Wednesday, January 8th 2003



posted @ 3:17 pm in [ ]
I can’t believe I forgot to mention:

51. Parallel parking. Sheesh, do I ever suck at *that*! It’s gotten better over the years, but there are still some times when I back up and pull forward about a million times trying to get it right.

52. Not treating men like pieces of meat. It’s true, I objectify them all the time.

53. Restraining inappropriate fantasies accordingly. When I was tutoring (other grad students) last year, I had conferences with some of my tutorees, two of whom were notably attractive and brilliant. I had a really hard time paying attention to what they were saying rather than contemplating clearing the table with a single sweeping gesture and… [insert chik-a-wah-wah style porn flick music here]. I know, it was terrible. I was getting paid to care about their ideas, and I did, but one of them especially I just wanted to kiss hard and get in his lap.

54. Accepting bullshit generalizations about women. Being Such A Guy myself, I just don’t buy most of them. I don’t prefer shopping to football, for example (okay, except if Parcells is coaching one of the teams and winning. F*cker.) I accept generalizations like “women tend to have ovaries,” but even that’s not true all the time, and it can be a tricky assumption to make.


Also:

Freaktown elections update:

I reported the Poopy Boy scenario incorrectly. Apparently, Poopy Boy slipped in the dogshit and fell on his ass. Amy, who has great sense of occasion, attempted to use this mishap as a ploy to get him out of his pants (so they could be washed of course). In my mind, he’s still freaky, but I think that puts him behind Harry and Marcelo both.
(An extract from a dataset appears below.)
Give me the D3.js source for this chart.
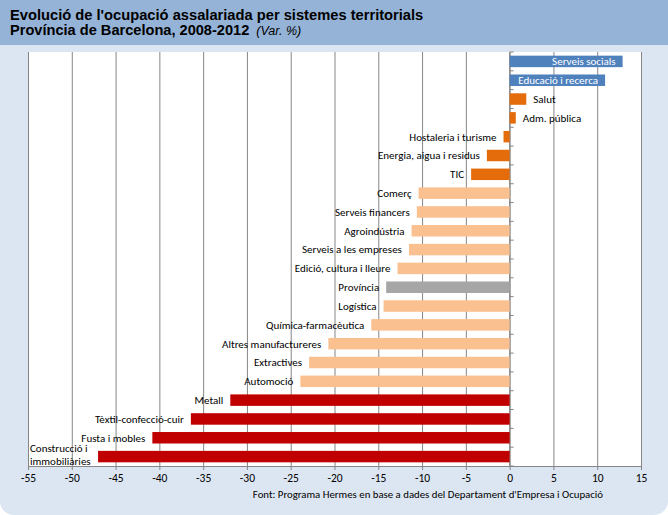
<!DOCTYPE html>
<html>
<head>
<meta charset="utf-8">
<script src="https://cdn.jsdelivr.net/npm/d3@7"></script>
<style>
  body { margin: 0; background: #ffffff; }
  svg { display: block; }
</style>
</head>
<body>
<script>
// Dades: variació de l'ocupació assalariada 2008-2012 (%)
var categories = [
  "Serveis socials", "Educació i recerca", "Salut", "Adm. pública",
  "Hostaleria i turisme", "Energia, aigua i residus", "TIC",
  "Comerç", "Serveis financers", "Agroindústria", "Serveis a les empreses",
  "Edició, cultura i lleure", "Província", "Logística", "Química-farmacèutica",
  "Altres manufactureres", "Extractives", "Automoció",
  "Metall", "Tèxtil-confecció-cuir", "Fusta i mobles", "Construcció i immobiliàries"
];
var values = [
  12.9, 10.9, 1.9, 0.7,
  -0.7, -2.6, -4.4,
  -10.4, -10.6, -11.2, -11.5,
  -12.8, -14.1, -14.4, -15.8,
  -20.7, -22.9, -23.9,
  -31.9, -36.4, -40.8, -47.0
];
// grup de cada sistema (per al color)
var groups = [
  "alt", "alt", "positiu", "positiu",
  "moderat", "moderat", "moderat",
  "mitja", "mitja", "mitja", "mitja",
  "mitja", "total", "mitja", "mitja",
  "mitja", "mitja", "mitja",
  "fort", "fort", "fort", "fort"
];
var xTicks = [-55, -50, -45, -40, -35, -30, -25, -20, -15, -10, -5, 0, 5, 10, 15];

var data = categories.map(function(c, i) {
  return { name: c, value: values[i], group: groups[i] };
});

// Mida de l'àrea SVG
var svgWidth = 668;
var svgHeight = 515;

// Marges de l'àrea del gràfic
var chartMargin = { top: 52, right: 27, bottom: 49, left: 28 };
var chartWidth = svgWidth - chartMargin.left - chartMargin.right;
var chartHeight = svgHeight - chartMargin.top - chartMargin.bottom;

var svg = d3.select("body")
            .append("svg")
            .attr("width", svgWidth)
            .attr("height", svgHeight);

// fons i capçalera
svg.append("rect")
   .attr("x", 0).attr("y", 0)
   .attr("width", svgWidth).attr("height", svgHeight)
   .attr("rx", 14)
   .style("fill", "#dce6f2");

svg.append("rect")
   .attr("x", 0).attr("y", 0)
   .attr("width", svgWidth).attr("height", 45)
   .style("fill", "#95b3d7");

var title = svg.append("g")
               .style("font-family", "'Liberation Sans', Arial, sans-serif")
               .style("fill", "#000");

title.append("text")
     .attr("x", 10).attr("y", 20)
     .style("font-size", "14.7px")
     .style("font-weight", "bold")
     .text("Evolució de l'ocupació assalariada per sistemes territorials");

var line2 = title.append("text")
                 .attr("x", 10).attr("y", 35)
                 .style("font-size", "14.6px");
line2.append("tspan")
     .style("font-weight", "bold")
     .text("Província de Barcelona, 2008-2012");
line2.append("tspan")
     .attr("dx", 7)
     .style("font-style", "italic")
     .style("font-size", "12.5px")
     .text("(Var. %)");

var chartGroup = svg.append("g")
                    .attr("transform", `translate(${chartMargin.left}, ${chartMargin.top})`);

// Escales
var x = d3.scaleLinear()
          .domain([-55, 15])
          .range([0, chartWidth]);

var y = d3.scaleBand()
          .domain(categories)
          .range([0, chartHeight])
          .paddingInner(0.39)
          .paddingOuter(0.195);

var color = d3.scaleOrdinal()
              .domain(["alt", "positiu", "moderat", "mitja", "total", "fort"])
              .range(["#4f81bd", "#e46c0a", "#e46c0a", "#fac090", "#a6a6a6", "#c00000"]);

var labelFont = "Carlito, Calibri, Lato, sans-serif";

// àrea del gràfic
chartGroup.append("rect")
          .attr("width", chartWidth)
          .attr("height", chartHeight)
          .style("fill", "#ffffff");

// eix X amb línies de graella
var xAxis = chartGroup.append("g")
                      .attr("transform", "translate(0," + chartHeight + ")")
                      .call(d3.axisBottom(x)
                              .tickValues(xTicks)
                              .tickFormat(function(d) { return String(d); })
                              .tickSize(-chartHeight)
                              .tickSizeOuter(0)
                              .tickPadding(8));

xAxis.select(".domain").attr("stroke", "#868686");
xAxis.selectAll(".tick line").attr("stroke", "#868686");
xAxis.selectAll(".tick")
     .append("line")
     .attr("y1", 0).attr("y2", 4)
     .attr("stroke", "#868686");
xAxis.selectAll(".tick text")
     .style("font-family", labelFont)
     .style("font-size", "11.5px")
     .style("fill", "#000");

// eix vertical al zero amb marques entre categories
var bounds = d3.range(categories.length + 1).map(function(i) { return i * y.step(); });
chartGroup.selectAll(".ytick")
          .data(bounds)
          .enter()
          .append("line")
          .attr("x1", x(0)).attr("x2", x(0) + 4)
          .attr("y1", function(d) { return d; })
          .attr("y2", function(d) { return d; })
          .attr("stroke", "#868686");
chartGroup.append("line")
          .attr("x1", x(0)).attr("x2", x(0))
          .attr("y1", 0).attr("y2", chartHeight)
          .attr("stroke", "#868686");

// Barres
chartGroup.selectAll(".bar")
          .data(data)
          .enter()
          .append("rect")
          .attr("x", function(d) { return x(Math.min(0, d.value)); })
          .attr("y", function(d) { return y(d.name); })
          .attr("width", function(d) { return Math.abs(x(d.value) - x(0)); })
          .attr("height", y.bandwidth())
          .style("fill", function(d) { return color(d.group); });

// Etiquetes
var labels = chartGroup.selectAll(".label")
                       .data(data)
                       .enter()
                       .append("text")
                       .attr("y", function(d) { return y(d.name) + y.bandwidth() / 2; })
                       .attr("dy", "0.35em")
                       .style("font-family", labelFont)
                       .style("font-size", "11px")
                       .text(function(d) { return d.name; });

labels.each(function(d) {
  var t = d3.select(this);
  var w = this.getComputedTextLength();
  var barLen = Math.abs(x(d.value) - x(0));
  if (d.value > 0 && barLen > w + 12) {
    // dins la barra
    t.attr("x", x(d.value) - 7).attr("text-anchor", "end").style("fill", "#ffffff");
  } else if (d.value > 0) {
    t.attr("x", x(d.value) + 7).attr("text-anchor", "start").style("fill", "#000");
  } else if (x(d.value) - 7 - w < 0) {
    // no cap: dues línies a l'esquerra
    var words = d.name.split(" ");
    var first = words.slice(0, words.length - 1).join(" ");
    var last = words[words.length - 1];
    t.text(null).attr("text-anchor", "start").style("fill", "#000");
    t.append("tspan").attr("x", 2).attr("dy", "-0.4em").text(first);
    t.append("tspan").attr("x", 2).attr("dy", "1.15em").text(last);
  } else {
    t.attr("x", x(d.value) - 7).attr("text-anchor", "end").style("fill", "#000");
  }
});

// Font
svg.append("text")
   .attr("x", 603)
   .attr("y", 498)
   .attr("text-anchor", "end")
   .style("font-family", labelFont)
   .style("font-size", "10.8px")
   .style("fill", "#000")
   .text("Font: Programa Hermes en base a dades del Departament d'Empresa i Ocupació");
</script>
</body>
</html>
Speaking of which, Harry and Matilda are reportedly doing quite well. With their movie date fast approaching, Harry has been being very sweet to Matilda. She is starting to feel more cofident about her decision to continue with the plan and beginning to believe that she will probably have a pretty good time with Harry no matter what they see. (No idea what I’m talking about? See Friday, November 8.) She may yet become the First Lady of Freaktown.